In addition to the freak snowstorms across southern China, and the massive earthquake in Sichuan Province, and my Olympic torch-bearing adventure in Chongqing, and Half the Sky's long-awaited legal registration in China, and the fantastic opening ceremony of the Olympics in Beijing (whew!) somehow I was also lucky enough to win the Skoll Award -- something given to a few "social entrepreneurs" like myself who are not merely trying to do good in the world, but to change systems -- the way we do things -- trying to make the world work better.

All this is a long way of telling you that I've just returned from my sixth annual visit to the Skoll World Forum in Oxford, UK. The Forum (and the Skoll Foundation) is focused on "accelerating entrepreneurial approaches and innovative solutions to the world's most pressing social issues." As always, it was an extraordinary, inspirational experience. Like most of the 1,000 delegates, I'm sure, I came away energized, full of bright ideas and new resolve. But this time around, it also got me thinking. Maybe we're missing something here.

The problems addressed by social entrepreneurs like those at the Forum are urgent and grave. Some of the solutions proposed are brilliant. Some of the progress made is astounding. Still, in the course of the week, I found myself haunted by a single thought: Humans made all these problems. We did it.

So is there something we're leaving out of all our recipes for success? Perhaps a critical part of any solution? Not to sound like a science fiction writer or a zealot, but maybe we need to figure out how to make better humans.

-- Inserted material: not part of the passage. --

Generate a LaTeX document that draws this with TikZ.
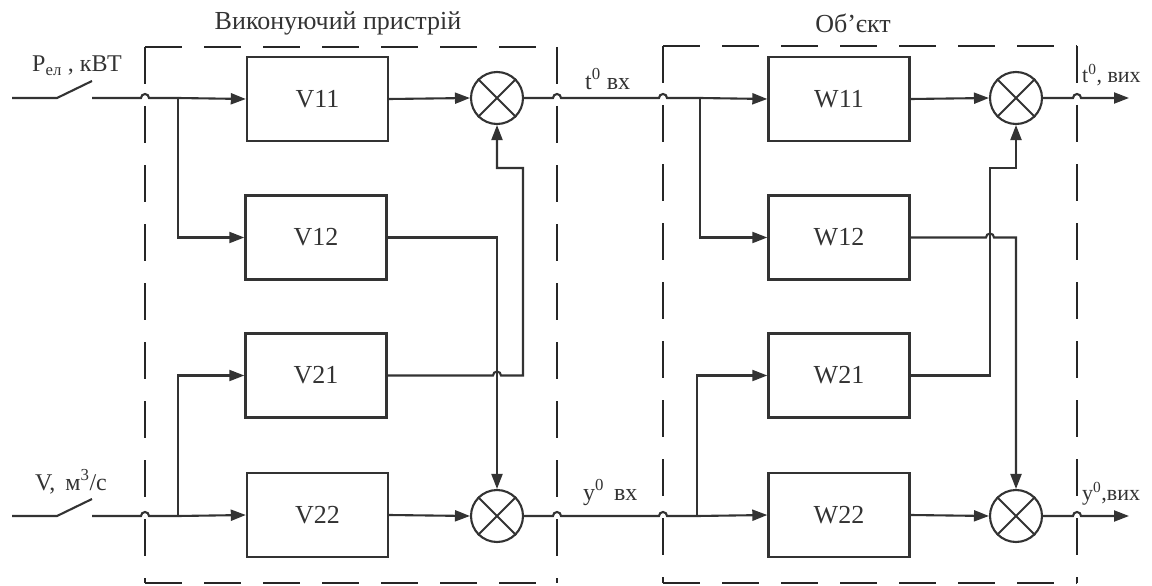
\documentclass[tikz,border=0pt]{standalone}
\usepackage{fontspec}
\setmainfont{Liberation Serif}
\usetikzlibrary{arrows.meta}
\definecolor{ln}{HTML}{333333}
\definecolor{fr}{HTML}{262626}
\begin{document}
\begin{tikzpicture}[x=1pt,y=-1pt,
  wire/.style={draw=ln, line width=2.1pt},
  arr/.style={wire, -{Triangle[length=15pt,width=11pt]}},
  blk/.style={draw=ln, line width=2.4pt, minimum width=141pt, minimum height=84pt, inner sep=0pt, font=\fontsize{26}{30}\selectfont, text=ln},
  sum/.style={circle, draw=ln, line width=2.1pt, minimum size=52pt, inner sep=0pt},
  frame/.style={draw=fr, line width=2.3pt, dash pattern=on 37pt off 22pt},
  ttl/.style={font=\fontsize{26}{30}\selectfont, text=ln},
  lbl/.style={font=\fontsize{24}{28}\selectfont, text=ln, anchor=base west, inner sep=0pt}]
\useasboundingbox (0,0) rectangle (1152,586);

% frames
\draw[frame] (145,47) -- (557,47);
\draw[frame] (145,47) -- (145,583);
\draw[frame] (557,47) -- (557,583);
\draw[frame] (145,583) -- (557,583);
\draw[frame] (663,46) -- (1077,46);
\draw[frame] (663,46) -- (663,583);
\draw[frame] (1077,46) -- (1077,583);
\draw[frame] (663,583) -- (1077,583);

\node[ttl] (t1) at (338,23) {Виконуючий пристрій};
\node[ttl] (t2) at (853,23) {Об'єкт};

% blocks
\node[blk] (V11) at (317.5,99) {V11};
\node[blk] (V12) at (316,237.5) {V12};
\node[blk] (V21) at (316,375.5) {V21};
\node[blk] (V22) at (317.5,515) {V22};
\node[blk] (W11) at (839,99) {W11};
\node[blk] (W12) at (839,237.5) {W12};
\node[blk] (W21) at (839,375.5) {W21};
\node[blk] (W22) at (839,515) {W22};

% summators
\foreach \n/\x/\y in {S1/497/98, S2/497/516, S3/1016/98, S4/1016/516}{
  \node[sum] (\n) at (\x,\y) {};
  \draw[ln, line width=1.8pt] (\n.north east) -- (\n.south west) (\n.north west) -- (\n.south east);
}

% inputs and switches
\coordinate (a1) at (12,98);
\coordinate (a2) at (57,98);
\coordinate (a3) at (92,81);
\coordinate (a4) at (92,98);
\coordinate (J1) at (178,98);
\draw[wire] (a1) -- (a2) -- (a3);
\draw[wire] (a4) -- (141,98) arc[start angle=180,end angle=360,radius=4] -- (J1);
\draw[arr] (J1) -- (V11.west);
\draw[arr] (J1) |- (V12.west);

\coordinate (b1) at (12,516);
\coordinate (b2) at (57,516);
\coordinate (b3) at (92,499);
\coordinate (b4) at (92,516);
\coordinate (J2) at (178,516);
\draw[wire] (b1) -- (b2) -- (b3);
\draw[wire] (b4) -- (141,516) arc[start angle=180,end angle=360,radius=4] -- (J2);
\draw[arr] (J2) -- (V22.west);
\draw[arr] (J2) |- (V21.west);

\node[lbl] (lp) at (32,72) {P\textsubscript{ел} , кВТ};
\node[lbl] (lv) at (35,490) {V,\, м\textsuperscript{3}/с};

% V block outputs
\draw[arr] (V11.east) -- (S1.west);
\draw[arr] (V22.east) -- (S2.west);
\draw[arr] (V12.east) -- (V12.east -| S2) -- (S2.north);
\draw[arr] (V21.east) -- (493,375.5) arc[start angle=180,end angle=360,radius=4] -- (523,375.5) -- (523,168) -- (497,168) -- (S1.south);

% middle connections
\coordinate (J3) at (700,98);
\coordinate (J4) at (697,516);
\draw[wire] (S1.east) -- (553,98) arc[start angle=180,end angle=360,radius=4] -- (659,98) arc[start angle=180,end angle=360,radius=4] -- (J3);
\draw[arr] (J3) -- (W11.west);
\draw[arr] (J3) |- (W12.west);
\draw[wire] (S2.east) -- (553,516) arc[start angle=180,end angle=360,radius=4] -- (659,516) arc[start angle=180,end angle=360,radius=4] -- (J4);
\draw[arr] (J4) -- (W22.west);
\draw[arr] (J4) |- (W21.west);

\node[lbl] (lt) at (585,89) {t\textsuperscript{0} вх};
\node[lbl] (ly) at (583,500) {y\textsuperscript{0}\, вх};

% W block outputs
\draw[arr] (W11.east) -- (S3.west);
\draw[arr] (W22.east) -- (S4.west);
\draw[arr] (W12.east) -- (986,237.5) arc[start angle=180,end angle=360,radius=4] -- (W12.east -| S4) -- (S4.north);
\draw[arr] (W21.east) -- (990,375.5) -- (990,168) -- (1016,168) -- (S3.south);

% outputs
\coordinate (o1) at (1129,98);
\coordinate (o2) at (1129,516);
\draw[arr] (S3.east) -- (1073,98) arc[start angle=180,end angle=360,radius=4] -- (o1);
\draw[arr] (S4.east) -- (1073,516) arc[start angle=180,end angle=360,radius=4] -- (o2);

\node[lbl, font=\fontsize{22}{26}\selectfont] (lto) at (1082,82) {t\textsuperscript{0}, вих};
\node[lbl, font=\fontsize{22}{26}\selectfont] (lyo) at (1082,500) {y\textsuperscript{0},вих};
\end{tikzpicture}
\end{document}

Over the years, I haven't spent much time reflecting on the greater significance of the work we've been doing in China. I've been focused on moving that mountain, inch by inch. But writing the book, and then getting out on the road and talking to people about it, has changed all that. I am coming to see that maybe our true journey is just beginning. That what we've accomplished in China is just the first step.

There are some things we now understand about human development. Besides the need for food and water and basic shelter, we humans are all the same in one fundamental way: we need to know love and be loved. Deprived of love, we cannot thrive.

We now know that children who must spend their early years without a consistent, loving adult in their lives will fail to reach their full potential in every way -- physically, cognitively and socially.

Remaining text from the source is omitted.